Source code of charts:
____________________

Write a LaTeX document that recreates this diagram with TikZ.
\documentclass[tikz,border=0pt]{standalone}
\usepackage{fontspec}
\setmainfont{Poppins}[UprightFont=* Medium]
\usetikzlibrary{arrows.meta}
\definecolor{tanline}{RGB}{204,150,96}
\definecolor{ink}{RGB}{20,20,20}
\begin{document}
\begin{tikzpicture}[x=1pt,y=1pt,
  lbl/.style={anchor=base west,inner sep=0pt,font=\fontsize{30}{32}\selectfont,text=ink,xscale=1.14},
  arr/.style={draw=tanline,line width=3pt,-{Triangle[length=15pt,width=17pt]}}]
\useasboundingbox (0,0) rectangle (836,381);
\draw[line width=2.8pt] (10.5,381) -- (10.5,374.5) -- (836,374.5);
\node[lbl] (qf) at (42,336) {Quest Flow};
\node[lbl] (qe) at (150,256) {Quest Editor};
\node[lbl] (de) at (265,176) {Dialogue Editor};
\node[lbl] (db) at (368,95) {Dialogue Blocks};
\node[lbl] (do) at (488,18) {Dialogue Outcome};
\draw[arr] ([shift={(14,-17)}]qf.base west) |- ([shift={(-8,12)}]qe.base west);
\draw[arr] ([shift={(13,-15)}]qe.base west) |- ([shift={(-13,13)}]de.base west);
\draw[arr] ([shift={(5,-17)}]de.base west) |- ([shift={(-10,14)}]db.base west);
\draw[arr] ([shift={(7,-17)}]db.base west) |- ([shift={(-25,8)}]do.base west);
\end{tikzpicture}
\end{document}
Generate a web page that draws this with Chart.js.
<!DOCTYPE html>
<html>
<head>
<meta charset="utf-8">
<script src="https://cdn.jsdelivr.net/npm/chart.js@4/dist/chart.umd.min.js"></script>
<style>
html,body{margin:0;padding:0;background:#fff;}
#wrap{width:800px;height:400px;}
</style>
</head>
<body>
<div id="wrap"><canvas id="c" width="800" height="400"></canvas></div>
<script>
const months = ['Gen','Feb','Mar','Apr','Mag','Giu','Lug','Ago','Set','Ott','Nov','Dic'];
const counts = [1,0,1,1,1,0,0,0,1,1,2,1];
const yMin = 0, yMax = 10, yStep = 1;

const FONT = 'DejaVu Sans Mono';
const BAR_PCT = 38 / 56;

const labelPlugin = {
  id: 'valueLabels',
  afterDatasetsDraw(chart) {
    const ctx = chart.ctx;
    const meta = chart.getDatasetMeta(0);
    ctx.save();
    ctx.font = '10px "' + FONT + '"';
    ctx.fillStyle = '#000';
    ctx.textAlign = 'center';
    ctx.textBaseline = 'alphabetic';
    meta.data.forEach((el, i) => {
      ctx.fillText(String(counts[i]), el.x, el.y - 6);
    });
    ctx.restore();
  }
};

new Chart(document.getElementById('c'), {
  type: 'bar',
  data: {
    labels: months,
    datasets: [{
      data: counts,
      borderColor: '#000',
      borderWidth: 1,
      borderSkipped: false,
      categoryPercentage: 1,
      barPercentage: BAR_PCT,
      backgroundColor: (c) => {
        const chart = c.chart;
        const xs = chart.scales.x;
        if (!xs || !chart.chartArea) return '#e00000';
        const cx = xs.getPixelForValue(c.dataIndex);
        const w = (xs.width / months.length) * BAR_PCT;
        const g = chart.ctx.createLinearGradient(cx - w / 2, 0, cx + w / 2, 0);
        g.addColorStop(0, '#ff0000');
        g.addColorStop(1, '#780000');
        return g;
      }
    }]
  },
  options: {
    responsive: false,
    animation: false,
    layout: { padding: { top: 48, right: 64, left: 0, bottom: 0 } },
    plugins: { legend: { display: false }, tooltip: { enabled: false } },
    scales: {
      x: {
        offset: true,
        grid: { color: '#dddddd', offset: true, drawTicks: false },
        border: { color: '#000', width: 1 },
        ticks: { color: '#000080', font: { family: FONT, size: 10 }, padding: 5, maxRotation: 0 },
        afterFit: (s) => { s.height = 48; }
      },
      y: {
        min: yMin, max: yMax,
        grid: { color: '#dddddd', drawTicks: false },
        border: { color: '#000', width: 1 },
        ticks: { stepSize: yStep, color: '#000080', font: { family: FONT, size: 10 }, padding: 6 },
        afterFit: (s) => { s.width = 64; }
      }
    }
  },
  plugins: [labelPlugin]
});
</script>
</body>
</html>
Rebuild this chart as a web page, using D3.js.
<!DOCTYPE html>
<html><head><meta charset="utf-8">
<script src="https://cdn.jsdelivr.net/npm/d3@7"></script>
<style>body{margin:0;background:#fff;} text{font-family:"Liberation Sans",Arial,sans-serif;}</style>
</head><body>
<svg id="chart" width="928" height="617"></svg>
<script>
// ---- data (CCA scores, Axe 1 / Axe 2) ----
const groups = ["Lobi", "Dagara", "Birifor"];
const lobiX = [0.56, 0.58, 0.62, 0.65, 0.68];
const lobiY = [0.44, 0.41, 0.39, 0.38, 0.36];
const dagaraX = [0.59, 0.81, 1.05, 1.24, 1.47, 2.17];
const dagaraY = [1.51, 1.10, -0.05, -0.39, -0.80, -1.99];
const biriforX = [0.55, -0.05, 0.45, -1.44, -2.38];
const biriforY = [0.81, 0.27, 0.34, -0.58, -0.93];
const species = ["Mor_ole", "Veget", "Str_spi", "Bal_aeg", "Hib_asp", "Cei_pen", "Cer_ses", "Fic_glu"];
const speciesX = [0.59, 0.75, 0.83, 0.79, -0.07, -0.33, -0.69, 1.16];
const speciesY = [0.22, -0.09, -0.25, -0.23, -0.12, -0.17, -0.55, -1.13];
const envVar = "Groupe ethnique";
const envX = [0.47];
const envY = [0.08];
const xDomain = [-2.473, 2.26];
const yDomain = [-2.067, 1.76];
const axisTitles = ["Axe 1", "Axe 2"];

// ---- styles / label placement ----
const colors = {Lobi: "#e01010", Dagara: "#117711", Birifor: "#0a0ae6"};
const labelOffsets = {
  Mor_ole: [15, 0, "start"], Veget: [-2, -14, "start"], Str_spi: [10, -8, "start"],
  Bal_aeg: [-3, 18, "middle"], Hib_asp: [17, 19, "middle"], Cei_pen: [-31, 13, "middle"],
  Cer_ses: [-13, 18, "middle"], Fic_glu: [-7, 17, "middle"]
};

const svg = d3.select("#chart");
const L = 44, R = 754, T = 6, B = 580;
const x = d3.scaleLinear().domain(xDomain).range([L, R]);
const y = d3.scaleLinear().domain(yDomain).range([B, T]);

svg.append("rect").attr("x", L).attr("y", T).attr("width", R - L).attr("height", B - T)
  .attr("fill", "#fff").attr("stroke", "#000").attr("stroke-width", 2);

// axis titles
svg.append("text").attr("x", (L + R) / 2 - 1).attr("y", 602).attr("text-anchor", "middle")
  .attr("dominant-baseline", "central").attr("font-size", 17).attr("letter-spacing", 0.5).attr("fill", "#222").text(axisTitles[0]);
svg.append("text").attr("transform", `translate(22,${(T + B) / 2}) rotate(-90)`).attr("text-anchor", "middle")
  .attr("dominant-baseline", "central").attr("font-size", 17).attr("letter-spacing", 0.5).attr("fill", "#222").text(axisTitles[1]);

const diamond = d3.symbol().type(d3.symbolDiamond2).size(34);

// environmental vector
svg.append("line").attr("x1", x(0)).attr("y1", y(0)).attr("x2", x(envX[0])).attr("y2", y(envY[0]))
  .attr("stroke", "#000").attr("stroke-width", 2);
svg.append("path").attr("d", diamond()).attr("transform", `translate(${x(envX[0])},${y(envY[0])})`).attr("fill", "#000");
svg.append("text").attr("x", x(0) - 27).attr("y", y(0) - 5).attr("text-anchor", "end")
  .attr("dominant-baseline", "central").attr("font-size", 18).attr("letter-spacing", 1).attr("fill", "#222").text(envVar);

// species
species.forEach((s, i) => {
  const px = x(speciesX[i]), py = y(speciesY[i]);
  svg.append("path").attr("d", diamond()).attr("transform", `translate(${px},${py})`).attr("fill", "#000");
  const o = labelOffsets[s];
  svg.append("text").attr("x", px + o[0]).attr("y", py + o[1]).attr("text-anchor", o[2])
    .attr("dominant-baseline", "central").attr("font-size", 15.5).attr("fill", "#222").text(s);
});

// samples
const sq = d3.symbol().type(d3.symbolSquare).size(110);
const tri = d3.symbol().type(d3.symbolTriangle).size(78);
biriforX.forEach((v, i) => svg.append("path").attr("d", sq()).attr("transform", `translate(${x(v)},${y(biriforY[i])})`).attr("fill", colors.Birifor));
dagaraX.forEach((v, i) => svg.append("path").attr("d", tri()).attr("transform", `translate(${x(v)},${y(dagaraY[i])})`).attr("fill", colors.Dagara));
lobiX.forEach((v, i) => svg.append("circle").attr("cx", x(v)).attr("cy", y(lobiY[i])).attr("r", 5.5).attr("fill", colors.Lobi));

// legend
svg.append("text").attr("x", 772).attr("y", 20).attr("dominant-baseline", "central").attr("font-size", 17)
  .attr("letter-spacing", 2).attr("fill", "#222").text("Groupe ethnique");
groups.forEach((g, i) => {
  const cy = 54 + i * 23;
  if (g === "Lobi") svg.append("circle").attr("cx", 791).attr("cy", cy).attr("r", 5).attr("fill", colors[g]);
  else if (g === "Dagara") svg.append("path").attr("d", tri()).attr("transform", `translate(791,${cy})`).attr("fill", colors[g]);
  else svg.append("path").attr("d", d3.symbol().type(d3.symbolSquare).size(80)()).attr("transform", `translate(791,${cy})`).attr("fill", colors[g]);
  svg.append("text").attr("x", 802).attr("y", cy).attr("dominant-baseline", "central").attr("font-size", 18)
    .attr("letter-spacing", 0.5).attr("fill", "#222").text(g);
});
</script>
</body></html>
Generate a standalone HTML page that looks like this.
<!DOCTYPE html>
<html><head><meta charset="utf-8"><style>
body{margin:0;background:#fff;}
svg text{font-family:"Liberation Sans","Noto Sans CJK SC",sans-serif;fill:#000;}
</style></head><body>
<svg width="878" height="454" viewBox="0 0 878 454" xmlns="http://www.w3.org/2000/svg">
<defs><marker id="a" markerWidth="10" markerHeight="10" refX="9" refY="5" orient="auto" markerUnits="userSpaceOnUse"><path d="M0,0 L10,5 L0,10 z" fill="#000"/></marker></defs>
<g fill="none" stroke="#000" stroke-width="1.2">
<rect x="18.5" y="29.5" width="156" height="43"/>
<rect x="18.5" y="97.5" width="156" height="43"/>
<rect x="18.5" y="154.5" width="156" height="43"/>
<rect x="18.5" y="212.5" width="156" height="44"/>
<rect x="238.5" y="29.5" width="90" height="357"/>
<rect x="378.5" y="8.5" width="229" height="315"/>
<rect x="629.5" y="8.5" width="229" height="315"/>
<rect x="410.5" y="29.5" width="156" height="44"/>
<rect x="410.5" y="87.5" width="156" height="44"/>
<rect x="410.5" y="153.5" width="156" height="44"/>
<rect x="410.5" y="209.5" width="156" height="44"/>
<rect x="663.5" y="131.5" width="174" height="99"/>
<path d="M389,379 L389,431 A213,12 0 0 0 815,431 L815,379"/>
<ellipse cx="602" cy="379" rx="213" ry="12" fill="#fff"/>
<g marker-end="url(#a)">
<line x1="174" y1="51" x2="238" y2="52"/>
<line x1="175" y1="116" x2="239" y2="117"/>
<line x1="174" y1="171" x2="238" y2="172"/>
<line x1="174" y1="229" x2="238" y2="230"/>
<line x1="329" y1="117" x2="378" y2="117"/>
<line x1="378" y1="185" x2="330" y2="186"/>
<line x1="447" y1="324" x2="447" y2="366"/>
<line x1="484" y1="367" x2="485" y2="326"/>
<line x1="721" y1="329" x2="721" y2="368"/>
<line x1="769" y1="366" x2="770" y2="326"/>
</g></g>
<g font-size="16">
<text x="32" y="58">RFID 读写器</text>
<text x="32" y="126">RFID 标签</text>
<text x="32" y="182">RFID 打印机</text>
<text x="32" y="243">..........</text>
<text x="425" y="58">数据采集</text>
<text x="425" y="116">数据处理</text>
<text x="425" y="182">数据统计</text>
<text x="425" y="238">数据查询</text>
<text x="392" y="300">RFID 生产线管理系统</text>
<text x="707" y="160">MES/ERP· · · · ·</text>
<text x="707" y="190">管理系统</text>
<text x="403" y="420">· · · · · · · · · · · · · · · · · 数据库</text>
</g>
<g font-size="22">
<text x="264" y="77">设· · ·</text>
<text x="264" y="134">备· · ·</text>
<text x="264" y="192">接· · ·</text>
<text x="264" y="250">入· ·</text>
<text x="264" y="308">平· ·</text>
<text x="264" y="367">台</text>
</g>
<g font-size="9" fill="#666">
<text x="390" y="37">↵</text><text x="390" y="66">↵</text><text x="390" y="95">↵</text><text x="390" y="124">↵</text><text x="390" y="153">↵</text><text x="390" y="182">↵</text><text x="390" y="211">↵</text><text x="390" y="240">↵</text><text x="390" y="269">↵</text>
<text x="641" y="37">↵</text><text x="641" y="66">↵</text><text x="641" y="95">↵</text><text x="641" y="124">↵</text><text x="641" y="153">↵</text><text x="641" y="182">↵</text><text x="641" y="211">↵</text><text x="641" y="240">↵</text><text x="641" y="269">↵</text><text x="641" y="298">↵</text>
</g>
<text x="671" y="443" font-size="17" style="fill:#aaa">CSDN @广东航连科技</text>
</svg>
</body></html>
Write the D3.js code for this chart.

____________________

Aim
Using the records given above, list every line that includes the word "page".

Problem solution
Generate a web page that draws this with Chart.js.
Rebuild this chart as a web page, using D3.js.
Generate a standalone HTML page that looks like this.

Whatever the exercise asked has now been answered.